You should now see the healthy window score 1.0, then the full stream score 0.6 with drift detected:

==== B. ONLINE EVAL over the full stream (quality drifted in the 2nd half) ====
   {'sampled': 10, 'of': 50, 'avg_score': 0.6, 'drift_detected': True}

Takeaway: the offline M26 gate never saw these drifting inputs; sampling and scoring live traffic is how you notice a regression the fixed test set could not.

Lab 4 — Capacity, rate limits & quotas (extends M25 + M29)

python rate_limit.py

You should now see the token bucket allow 5 then reject, the quota stop the 4th request, and concurrency cap at 2:

  8 requests at t=0: ['allow','allow','allow','allow','allow','429','429','429']
  acme: ['allow', 'allow', 'allow', 'over-quota']
  acquire x3: [True, True, False]

Takeaway: three levers, rate limit, quota, concurrency, protect a shared service. A 429 is normal; your own code handles the provider's 429 with backoff (M22), not a retry storm.

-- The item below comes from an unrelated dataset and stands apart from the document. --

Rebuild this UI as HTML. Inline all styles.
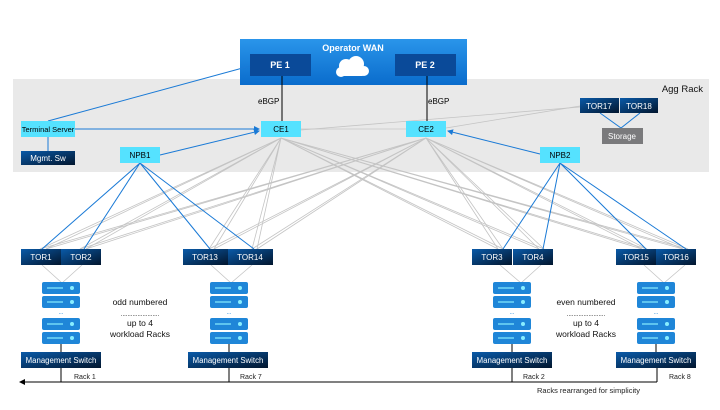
<!DOCTYPE html>
<html><head><meta charset="utf-8"><style>
body{margin:0;background:#fff;}
svg text{font-family:"Liberation Sans",sans-serif;}
</style></head><body>
<svg width="720" height="405" viewBox="0 0 720 405" xmlns="http://www.w3.org/2000/svg">
<defs>
<linearGradient id="dk" x1="0" y1="0" x2="1" y2="1"><stop offset="0" stop-color="#0a5aa8"/><stop offset="1" stop-color="#02162e"/></linearGradient>
<linearGradient id="wan" x1="0" y1="0" x2="0" y2="1"><stop offset="0" stop-color="#2a95ea"/><stop offset="1" stop-color="#0a6ccc"/></linearGradient>
<marker id="ar" markerWidth="6" markerHeight="6" refX="5" refY="3" orient="auto"><path d="M0,0 L6,3 L0,6z" fill="#1a7ad6"/></marker>
<marker id="ak" markerWidth="6" markerHeight="6" refX="1" refY="3" orient="auto"><path d="M6,0 L0,3 L6,6z" fill="#000"/></marker>
</defs>
<rect x="13" y="79" width="696" height="93" fill="#e9e9e9"/>
<text x="703" y="92" font-size="9.5" text-anchor="end" fill="#111">Agg Rack</text>
<rect x="240" y="39" width="227" height="46" fill="url(#wan)"/>
<text x="353" y="51" font-size="9" font-weight="bold" fill="#fff" text-anchor="middle">Operator WAN</text>
<rect x="250" y="54" width="61" height="22" fill="#0a4a99"/>
<text x="280" y="68" font-size="9" font-weight="bold" fill="#fff" text-anchor="middle">PE 1</text>
<rect x="395" y="54" width="61" height="22" fill="#0a4a99"/>
<text x="425" y="68" font-size="9" font-weight="bold" fill="#fff" text-anchor="middle">PE 2</text>
<g fill="#fff"><circle cx="346" cy="66" r="7"/><circle cx="356" cy="64" r="8"/><circle cx="341" cy="72" r="5"/><circle cx="364" cy="71" r="5"/><rect x="341" y="68" width="24" height="8" rx="3"/></g>
<g stroke="#c4c4c4" stroke-width="0.8" fill="none">
<line x1="301" y1="129" x2="406" y2="129"/>
<line x1="301" y1="130" x2="580" y2="107"/>
<line x1="446" y1="128" x2="580" y2="106"/>
<path d="M281 138L40 249M281 138L46 249M281 138L80 249M281 138L86 249M281 138L209 249M281 138L214 249M281 138L252 249M281 138L257 249M281 138L498 249M281 138L503 249M281 138L539 249M281 138L544 249M281 138L642 249M281 138L647 249M281 138L683 249M281 138L688 249"/>
<path d="M426 138L40 249M426 138L46 249M426 138L80 249M426 138L86 249M426 138L209 249M426 138L214 249M426 138L252 249M426 138L257 249M426 138L498 249M426 138L503 249M426 138L539 249M426 138L544 249M426 138L642 249M426 138L647 249M426 138L683 249M426 138L688 249"/>
<path d="M42 265L62 283L82 265M211 265L231 283L252 265M500 265L521 283L541 265M644 265L664 283L685 265"/>
</g>
<g stroke="#1a7ad6" stroke-width="1" fill="none">
<line x1="48" y1="121" x2="250" y2="66"/>
<line x1="75" y1="129" x2="259" y2="129" marker-end="url(#ar)"/>
<line x1="48" y1="137" x2="48" y2="151"/>
<line x1="160" y1="155" x2="259" y2="131" marker-end="url(#ar)"/>
<line x1="540" y1="154" x2="448" y2="131" marker-end="url(#ar)"/>
<path d="M140 163L42 249M140 163L84 249M140 163L210 249M140 163L254 249"/>
<path d="M560 163L503 249M560 163L543 249M560 163L646 249M560 163L686 249"/>
<path d="M600 113L621 128L640 113"/>
</g>
<g stroke="#000" stroke-width="1"><line x1="282" y1="76" x2="282" y2="121"/><line x1="427" y1="76" x2="427" y2="121"/></g>
<text x="258" y="104" font-size="8">eBGP</text>
<text x="428" y="104" font-size="8">eBGP</text>
<g font-size="8" text-anchor="middle" fill="#000">
<rect x="21" y="121" width="54" height="16" fill="#55e2ff"/><text x="48" y="132" font-size="7.5">Terminal Server</text>
<rect x="261" y="121" width="40" height="16" fill="#55e2ff"/><text x="281" y="132">CE1</text>
<rect x="406" y="121" width="40" height="16" fill="#55e2ff"/><text x="426" y="132">CE2</text>
<rect x="120" y="147" width="40" height="16" fill="#55e2ff"/><text x="140" y="158">NPB1</text>
<rect x="540" y="147" width="40" height="16" fill="#55e2ff"/><text x="560" y="158">NPB2</text>
</g>
<g font-size="8" text-anchor="middle" fill="#fff">
<rect x="21" y="151" width="54" height="14" fill="url(#dk)"/><text x="48" y="161">Mgmt. Sw</text>
<rect x="580" y="98" width="39" height="15" fill="url(#dk)"/><text x="599" y="109">TOR17</text>
<rect x="620" y="98" width="38" height="15" fill="url(#dk)"/><text x="639" y="109">TOR18</text>
<rect x="602" y="128" width="41" height="16" fill="#7a7a7c"/><text x="622" y="139">Storage</text>
<rect x="21" y="249" width="40" height="16" fill="url(#dk)"/><text x="41" y="260">TOR1</text>
<rect x="61" y="249" width="40" height="16" fill="url(#dk)"/><text x="81" y="260">TOR2</text>
<rect x="183" y="249" width="45" height="16" fill="url(#dk)"/><text x="205" y="260">TOR13</text>
<rect x="228" y="249" width="45" height="16" fill="url(#dk)"/><text x="250" y="260">TOR14</text>
<rect x="472" y="249" width="40" height="16" fill="url(#dk)"/><text x="492" y="260">TOR3</text>
<rect x="513" y="249" width="40" height="16" fill="url(#dk)"/><text x="533" y="260">TOR4</text>
<rect x="616" y="249" width="40" height="16" fill="url(#dk)"/><text x="636" y="260">TOR15</text>
<rect x="656" y="249" width="40" height="16" fill="url(#dk)"/><text x="676" y="260">TOR16</text>
<rect x="21" y="352" width="80" height="16" fill="url(#dk)"/><text x="61" y="363" font-size="7.8">Management Switch</text>
<rect x="188" y="352" width="80" height="16" fill="url(#dk)"/><text x="228" y="363" font-size="7.8">Management Switch</text>
<rect x="472" y="352" width="80" height="16" fill="url(#dk)"/><text x="512" y="363" font-size="7.8">Management Switch</text>
<rect x="616" y="352" width="80" height="16" fill="url(#dk)"/><text x="656" y="363" font-size="7.8">Management Switch</text>
</g>
<g id="srv">
<rect x="42" y="282" width="38" height="12" rx="2" fill="#1f86d8"/><line x1="47" y1="288" x2="63" y2="288" stroke="#8ef" stroke-width="1.2"/><circle cx="72" cy="288" r="2" fill="#8ef"/>
<rect x="42" y="296" width="38" height="12" rx="2" fill="#1f86d8"/><line x1="47" y1="302" x2="63" y2="302" stroke="#8ef" stroke-width="1.2"/><circle cx="72" cy="302" r="2" fill="#8ef"/>
<text x="61" y="314" font-size="6" fill="#1f86d8" text-anchor="middle">...</text>
<rect x="42" y="318" width="38" height="12" rx="2" fill="#1f86d8"/><line x1="47" y1="324" x2="63" y2="324" stroke="#8ef" stroke-width="1.2"/><circle cx="72" cy="324" r="2" fill="#8ef"/>
<rect x="42" y="332" width="38" height="12" rx="2" fill="#1f86d8"/><line x1="47" y1="338" x2="63" y2="338" stroke="#8ef" stroke-width="1.2"/><circle cx="72" cy="338" r="2" fill="#8ef"/>
<line x1="61" y1="344" x2="61" y2="352" stroke="#000"/>
</g>
<use href="#srv" x="168"/><use href="#srv" x="451"/><use href="#srv" x="595"/>
<g stroke="#000" stroke-width="1">
<line x1="20" y1="382" x2="657" y2="382" marker-start="url(#ak)"/>
<line x1="61" y1="368" x2="61" y2="382"/><line x1="229" y1="368" x2="229" y2="382"/>
<line x1="512" y1="368" x2="512" y2="382"/><line x1="657" y1="368" x2="657" y2="382"/>
</g>
<g font-size="7" fill="#222">
<text x="74" y="379">Rack 1</text><text x="240" y="379">Rack 7</text><text x="523" y="379">Rack 2</text><text x="669" y="379">Rack 8</text>
<text x="537" y="393" font-size="7.5">Racks rearranged for simplicity</text>
</g>
<g font-size="8.5" fill="#111" text-anchor="middle">
<text x="140" y="305">odd numbered</text><text x="140" y="316" font-size="6">.......................</text><text x="140" y="326">up to 4</text><text x="140" y="337">workload Racks</text>
<text x="586" y="305">even numbered</text><text x="586" y="316" font-size="6">.......................</text><text x="586" y="326">up to 4</text><text x="586" y="337">workload Racks</text>
</g>
</svg>
</body></html>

Lab 5 — Continuous improvement, the flywheel (extends M30 + M31)

python improvement.py

You should now see new incidents fall while repeats get prevented as guards accumulate:

  week  incidents  new  repeats_prevented  total_guards
    1        3       3          0               3
    4        1       0          1               4

Takeaway: every incident becomes a regression guard (M26), so the same failure cannot recur unnoticed. The slope of "new incidents" is the real scoreboard.

Step 6: Show it

Post in the chat one result: the correlated failing request (Lab 1), a dashboard breach (Lab 2), the drift online eval caught (Lab 3), or the falling incident count (Lab 5).

If you get stuck

ModuleNotFoundError -> run from inside the folder with the .py files (or run python demo.py).
My numbers differ -> every lab is deterministic; if you edited the synthetic inputs, the outputs change with them. Re-read the _simulate / _window / _stream / _weeks helper at the bottom of each script.

Check yourself

Why does correlation need a shared id, not just timestamps?

Many requests run at once, so timestamps interleave. A shared `request_id` (or trace id) on every log line and span is what lets you pull exactly one request's lines out of the mixed stream, which is the first thing you do in an incident.

What does online evaluation catch that the M26 gate cannot?

The M26 gate runs on a fixed golden set before shipping, so it only catches failures it already has a test for. Online eval samples real live traffic and scores it with proxies, so it catches drift and new input types the fixed set never anticipated.

Why three different capacity levers instead of one?

They solve different problems: a rate limit stops one key from starving others (fairness), a quota caps a tenant's total cost (budget), and a concurrency limit tells you when a replica is full (scaling, M29). A single knob cannot do all three.

What makes the reliability "flywheel" turn?

Turning every incident into a regression guard (M26). Once a failure signature is guarded, re-seeing it is a prevented repeat rather than a new incident, so the new-incident rate falls over time instead of staying flat.